Ethereum's biggest mining pools take opposing stances on EIP-1559 plan
Quick Take
- Sparkpool and F2Pool are the latest to take a public stance on the EIP-1559 plan
- F2Pool said it’s supporting the proposal, which could reduce miners’ transactional revenues while Sparkpool signals a ‘no’
- With Sparkpool onboard, the opposing side has a combined hashrate above 50% at present
Two of the three largest Ethereum mining pools are the latest to take a public stance on Ethereum Improvement Proposal (EIP)-1559, a proposed protocol update that could reduce miners' transactional revenues.
F2Pool, currently the third-largest Ethereum pool with about 11% of the network's hashrate, has said it supports the EIP-1559 proposal in a post on February 26 entitled "Staying on the (b)right side of history."
"Today, the general community along with core developers are siding with evolving Ethereum to include EIP-1559. It is important to side with the users and core contributors," F2Pool wrote in the post.
F2Pool's stance comes a day after Sparkpool, the largest mining pool with about 24% of the hashrate, said in a Tweet that it opposes the proposal, highlighting the degree of division within the Ethereum mining community.
First proposed by Vitalik Buterin in 2018, EIP-1559 is perhaps the most anticipated upgrade in Ethereum’s history after its launch, apart from the Eth2 switch from proof-of-work to proof-of-stake.

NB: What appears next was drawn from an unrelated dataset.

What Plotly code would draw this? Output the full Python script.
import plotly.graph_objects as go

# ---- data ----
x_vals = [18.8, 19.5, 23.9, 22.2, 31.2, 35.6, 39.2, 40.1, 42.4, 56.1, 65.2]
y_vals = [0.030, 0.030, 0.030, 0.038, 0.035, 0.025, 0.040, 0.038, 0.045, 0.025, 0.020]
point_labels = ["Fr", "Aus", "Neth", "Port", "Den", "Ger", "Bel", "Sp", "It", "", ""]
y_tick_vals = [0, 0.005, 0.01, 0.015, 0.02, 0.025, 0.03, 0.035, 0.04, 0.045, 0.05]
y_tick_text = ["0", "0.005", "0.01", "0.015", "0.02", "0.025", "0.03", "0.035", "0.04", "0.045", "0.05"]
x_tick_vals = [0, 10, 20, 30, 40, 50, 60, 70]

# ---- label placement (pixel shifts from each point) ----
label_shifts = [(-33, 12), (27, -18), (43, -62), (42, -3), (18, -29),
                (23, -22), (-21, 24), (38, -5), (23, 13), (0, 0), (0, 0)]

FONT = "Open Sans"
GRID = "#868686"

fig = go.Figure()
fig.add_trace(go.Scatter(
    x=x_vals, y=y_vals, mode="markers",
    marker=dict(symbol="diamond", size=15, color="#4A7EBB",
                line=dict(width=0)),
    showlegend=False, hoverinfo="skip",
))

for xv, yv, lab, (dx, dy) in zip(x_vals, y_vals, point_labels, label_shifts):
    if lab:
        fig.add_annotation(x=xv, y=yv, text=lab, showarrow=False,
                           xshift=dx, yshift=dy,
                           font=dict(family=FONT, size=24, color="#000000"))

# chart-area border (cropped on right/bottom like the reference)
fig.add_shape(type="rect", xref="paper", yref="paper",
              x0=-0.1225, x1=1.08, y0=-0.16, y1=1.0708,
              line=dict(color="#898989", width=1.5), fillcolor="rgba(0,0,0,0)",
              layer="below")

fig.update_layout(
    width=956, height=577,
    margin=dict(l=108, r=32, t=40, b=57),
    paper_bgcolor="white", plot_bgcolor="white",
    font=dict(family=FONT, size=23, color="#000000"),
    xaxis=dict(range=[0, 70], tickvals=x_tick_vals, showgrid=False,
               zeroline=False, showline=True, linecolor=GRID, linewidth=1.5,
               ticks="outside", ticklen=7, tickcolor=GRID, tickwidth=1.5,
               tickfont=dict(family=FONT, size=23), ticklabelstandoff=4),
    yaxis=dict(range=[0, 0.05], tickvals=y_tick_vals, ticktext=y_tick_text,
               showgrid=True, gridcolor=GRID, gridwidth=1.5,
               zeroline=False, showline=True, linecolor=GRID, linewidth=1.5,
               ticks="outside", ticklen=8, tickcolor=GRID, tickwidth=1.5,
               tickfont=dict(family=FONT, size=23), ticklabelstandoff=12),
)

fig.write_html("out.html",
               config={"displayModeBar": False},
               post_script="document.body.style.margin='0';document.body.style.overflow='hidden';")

Under the upgrade, the network would burn part of the transaction fees as profits to ETH holders instead of miners. The overall goal is to improve network's security and ensure the network's transaction fees won't be as highly variable as they are now.
As such, miners would lose out on one of their major revenue sources, as The Block Research detailed in a roadmap piece here. Ethereum miners have earned more than $600 million in mining fee revenue since the start of February, according to data collected by The Block Research.
Per the roadmap, the upgrade is scheduled for three to six months after Ethereum's Berlin hard fork, which is likely to happen by the end of 2021's second quarter at the latest.
Opposition party
Sparkpool already expressed concerns with EIP-1559 earlier this month, having promoted arguments against EIP-1559's fee burning mechanism in January.
"It is a tyranny of the majority in the name of better UX (in fact not). It is robbery. Why we love ether and btc? Because it gives us perfect property right," Sparkpool said in a Twitter thread on February 5. "EIP 1559 will break this. We are sad to see many people only care about price now."
In January, Bitfly, the operator behind Ethereum's second-largest mining pool Ethermine (which possesses about 20% of the hashrate), said in a Twitter post that it is "against adopting EIP-1559 in its current state," arguing that "Ethereum's future may be at risk."
Those remarks joined those from a group of smaller Ethereum mining pools that have called to stop EIP-1559.
Now with Sparkpool onboard, the side that opposes the plan has above 50% of the network's total hashrate at the current moment. That said, the upgrade's development is at an early stage, during which time pool participants have the option to shift their hashing power to different sides depending on their own preferences.
Yet F2Pool argued in its post that it believes there's "a high likelihood that EIP-1559’s inclusion has been priced in today’s ETH price."
"If the proposal fails to be implemented, the likely effect on short-term ETH prices will not be favorable as ETH holders account the new no-action on EIP-1559 into their thesis for ETH. The unfavorable price action might set off a sequence of events leading to further deleveraging both on centralized and decentralized financial markets. Eventually, the miners will also be impacted as their revenues are dependent on ETH prices," F2Pool argued in its post.